Directions for this task.
Type out the complete listing below word for word, without its pictures.

Data.
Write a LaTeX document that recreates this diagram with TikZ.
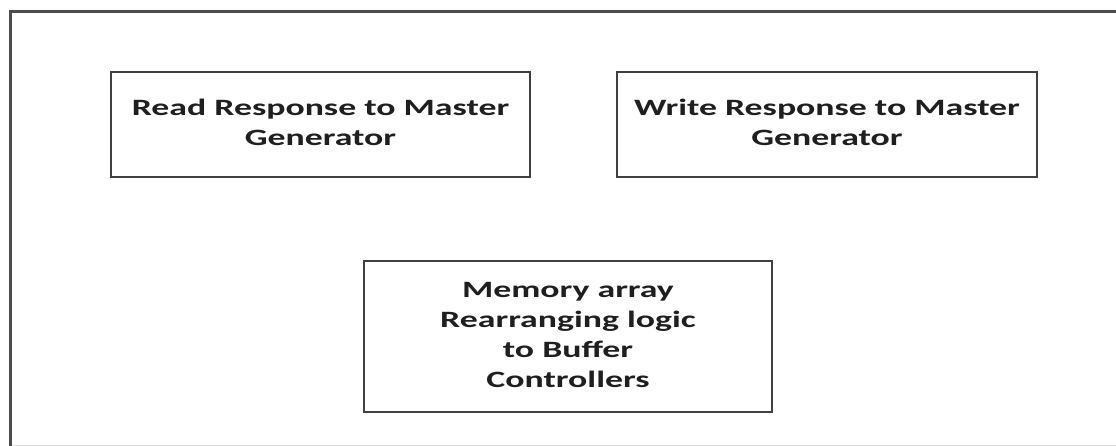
\documentclass[tikz,border=0pt]{standalone}
\usepackage{fontspec}
\usepackage{graphicx}
\setmainfont{Carlito}
\newcommand{\stretchtxt}[1]{\scalebox{1.59}[1.04]{\begin{tabular}{@{}c@{}}#1\end{tabular}}}
\begin{document}
\begin{tikzpicture}[x=1pt,y=-1pt,
  blk/.style={draw=black!75,line width=2pt,align=center,font=\bfseries\fontsize{22.5}{29}\selectfont,text=black!88,inner sep=0pt},
  frame/.style={draw=black!70,line width=2.6pt}]
\useasboundingbox (0,0) rectangle (1116,446);
\fill[white] (0,0) rectangle (1116,446);
\coordinate (tl) at (10.5,11.5);
\coordinate (tr) at (1118,11.5);
\coordinate (bl) at (10.5,448);
\draw[frame] (bl) -- (tl) -- (tr);
\draw[black!12,line width=1pt] (12,445) -- (1116,445);
\node[blk,minimum width=419pt,minimum height=105pt] (read) at (320.5,124.5) {\stretchtxt{Read Response to Master\\Generator}};
\node[blk,minimum width=420pt,minimum height=105pt] (write) at (827,124.5) {\stretchtxt{Write Response to Master\\Generator}};
\node[blk,minimum width=408pt,minimum height=151pt] (mem) at (568,336.5) {\stretchtxt{Memory array\\Rearranging logic\\to Buffer\\Controllers}};
\end{tikzpicture}
\end{document}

Result.
Write a LaTeX document that recreates this diagram with TikZ.
\documentclass[tikz,border=0pt]{standalone}
\usepackage{fontspec}
\usepackage{graphicx}
\setmainfont{Carlito}
\newcommand{\stretchtxt}[1]{\scalebox{1.59}[1.04]{\begin{tabular}{@{}c@{}}#1\end{tabular}}}
\begin{document}
\begin{tikzpicture}[x=1pt,y=-1pt,
  blk/.style={draw=black!75,line width=2pt,align=center,font=\bfseries\fontsize{22.5}{29}\selectfont,text=black!88,inner sep=0pt},
  frame/.style={draw=black!70,line width=2.6pt}]
\useasboundingbox (0,0) rectangle (1116,446);
\fill[white] (0,0) rectangle (1116,446);
\coordinate (tl) at (10.5,11.5);
\coordinate (tr) at (1118,11.5);
\coordinate (bl) at (10.5,448);
\draw[frame] (bl) -- (tl) -- (tr);
\draw[black!12,line width=1pt] (12,445) -- (1116,445);
\node[blk,minimum width=419pt,minimum height=105pt] (read) at (320.5,124.5) {\stretchtxt{Read Response to Master\\Generator}};
\node[blk,minimum width=420pt,minimum height=105pt] (write) at (827,124.5) {\stretchtxt{Write Response to Master\\Generator}};
\node[blk,minimum width=408pt,minimum height=151pt] (mem) at (568,336.5) {\stretchtxt{Memory array\\Rearranging logic\\to Buffer\\Controllers}};
\end{tikzpicture}
\end{document}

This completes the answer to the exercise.